How to Grow Damsons – A Guide to Growing Damsons
Damsons are actually a form of plum but with a generally tart flavour and being used more for cooking, jams, wine etc rather than eaten fresh.
Damsons are hardier than most plums and will often succeed in situations where a plum tree would fail to fruit. By selecting a damson on a dwarfing rootstock it is possible to have a damson in a small garden or even to container grow them.

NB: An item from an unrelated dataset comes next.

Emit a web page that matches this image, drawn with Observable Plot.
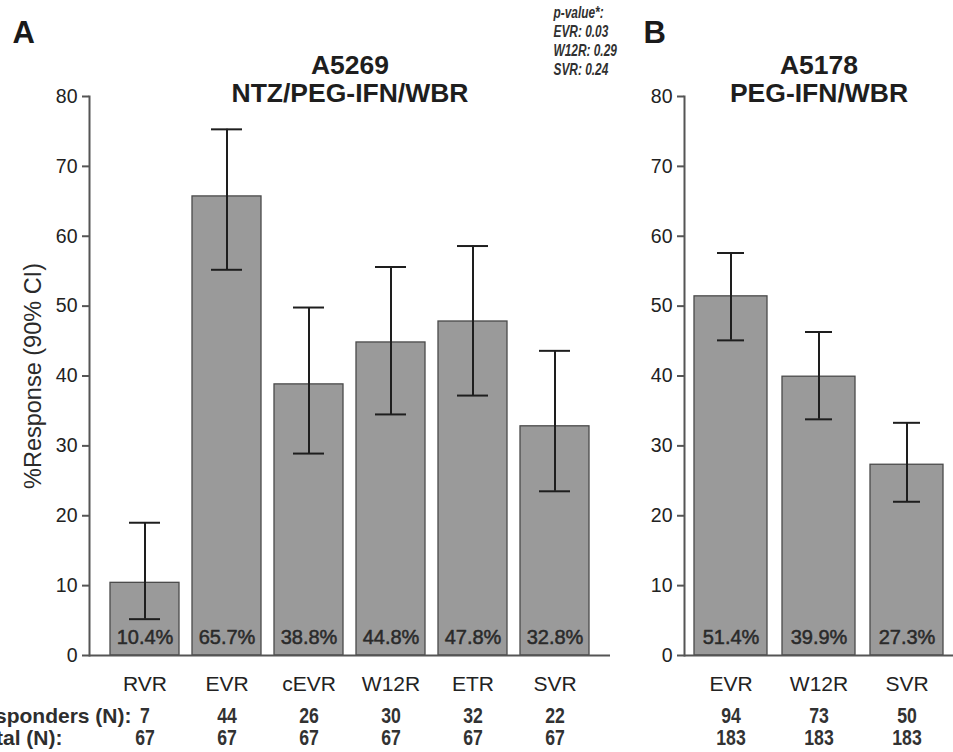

You can also create a hedge or windbreak of damsons. Buy Farleigh as half-standards on St Julien A rootstock. Plant fairly close, 1 to 2 metres apart. Will reach 4 to 5 metres high
Damsons are greedy fruit and like a good soil with lots of nitrogen Like most stone fruit, they like a high pH
When planting in poor, sandy soils, dig as large a hole as you reasonably can and add 500 grams of bonemeal to the base. Mix the removed soil with good quality compost and back-fill. Ideally, test the pH and if below 6, add lime to take it up to 6
Every 3rd or 4th year, lime around the plant to keep the pH up to around 6
Whilst they do not like a waterlogged soil, they need to be kept moist. In dry weather water well, especially in the early years until they become established.
Plant bare-rooted trees in late autumn or early winter. Pot grown can be planted at any time.